Un film de Vanessa Filho, d’après le récit de Vanessa Springora, en salles depuis le 11 octobre


« Le Consentement »: l’emprise en gros sabots
Jean-Paul Rouve et Kim Higelin, "Le Consentement" de Vanessa Filho © Moana Films / Windy Production

Le film tiré du récit de Vanessa Springora sur sa relation toxique, quand elle avait 14 ans, avec l’écrivain Gabriel Matzneff, film que la plus grande partie de la presse descend en flammes, est-il si mauvais que ça ?

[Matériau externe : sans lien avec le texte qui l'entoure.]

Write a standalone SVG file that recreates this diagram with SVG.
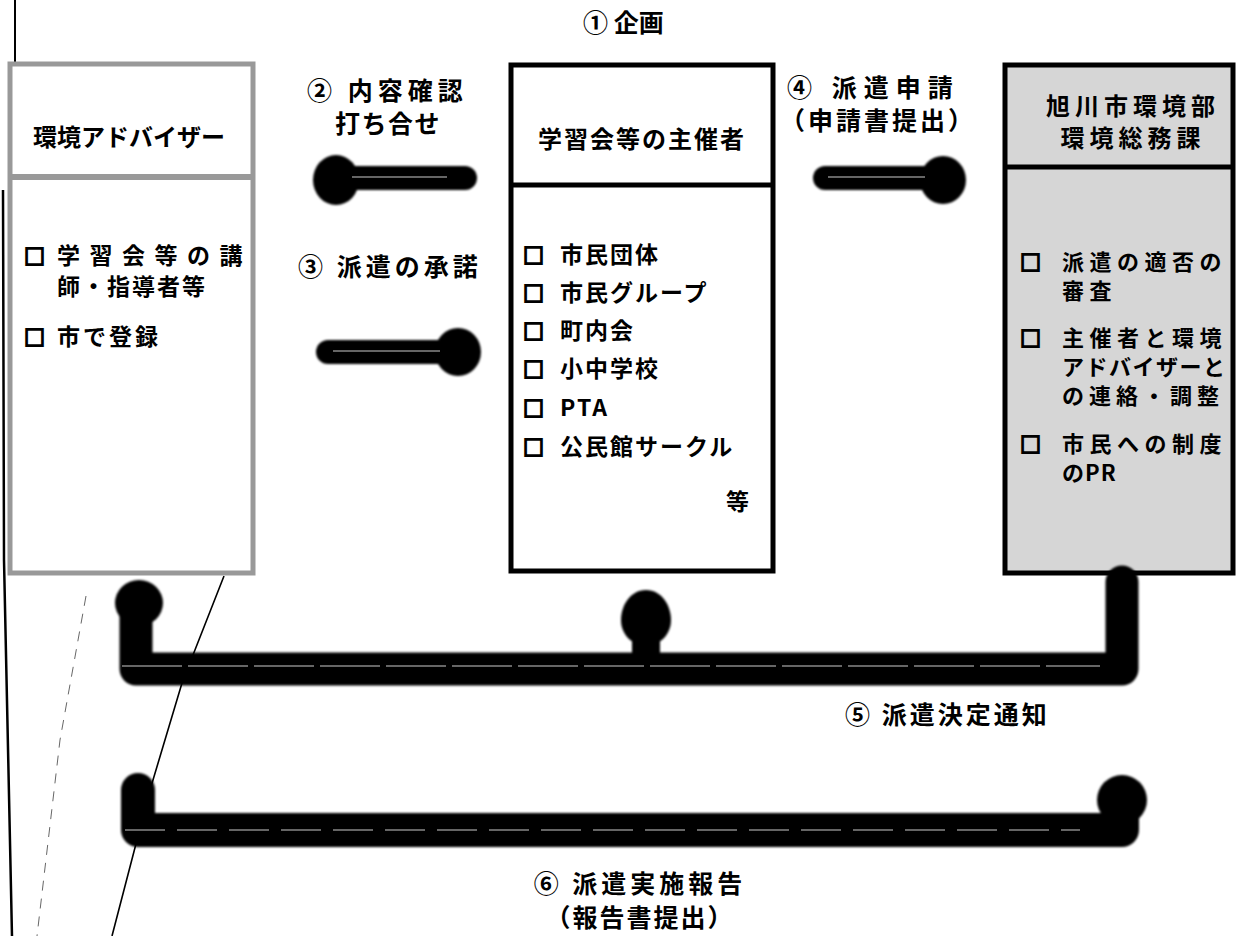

Mon officier traitant chez Causeur, m’a lancé il y a trois jours : « Je vous mets au défi de nous écrire cette semaine un truc passionnant qui ne parle pas d’Israël et de Gaza ! Pourquoi pas le film sur Matzneff ? » (Entretemps, un islamiste a assassiné un enseignant à Arras — l’actualité va parfois très vite, et une horreur se substitue à une autre… Quand nous aurons compris qu’on ne négocie pas avec des fous de Dieu, nous aurons fait un grand pas.) Je résiste rarement à une provocation du genre « t’es pas cap’ ». Mais là, j’avais été échaudé au préalable. Une amie, qui connaît bien Matzneff, était allée voir Le Consentement, et en était ressortie horrifiée : « Le pire navet que j’ai jamais vu au cinéma ! C’est très mauvais, sans aucun intérêt, glauque, morbide, une caricature grossière. Rouve est très laid et sans aucune élégance : il ne suffit pas de se raser le crâne pour ressembler à Matzneff. Quelle pauvre tache ce type ! Et la réalisatrice qui se croit obligée de faire boire du lait (pour la croissance !) à la pauvre Vanessa pour bien montrer qu’elle est une petite fille ! C’est morbide, extra glauque. Aucun moment de plaisir, de beauté. Aucune culture. Rien. Pathétique. Je m’attendais à un navet, mais pas à ce point quand même… »

Surjeu

On conviendra que c’est assez peu incitatif. J’ai consulté la presse, et les critiques étaient du même tonneau. Ainsi Alexandre Janowiak dans Ecran large trouve que le film de Vanessa Filho « souffle le chaud et le froid en permanence » — bref, c’est un film à l’eau tiède. Maya Boukella, dans Madmoizelle, constate, avec lucidité et perspicacité : « Fille de Kên Higelin, petite-fille de Jacques Higelin et nièce d’Izïa Higelin, Kim Higelin signe ici son premier rôle dans un long-métrage. La question n’est pas tant de savoir si la comédienne de 23 ans joue bien ou non : le problème est que l’on voit immédiatement qu’elle a été dirigée pour faire une performance choc qui lui fasse gagner un César de l’espoir féminin. Au fil des scènes, on a presque l’impression d’entendre la réalisatrice lui souffler : « Touche ton visage comme dans un clip, fais vraiment morver ton nez, cligne d’abord de l’œil droit puis du gauche quand tu regardes Jean-Paul pour que l’on sente qu’il te trouble. » En bref, on tombe immédiatement dans un surjeu auquel on a du mal à croire. »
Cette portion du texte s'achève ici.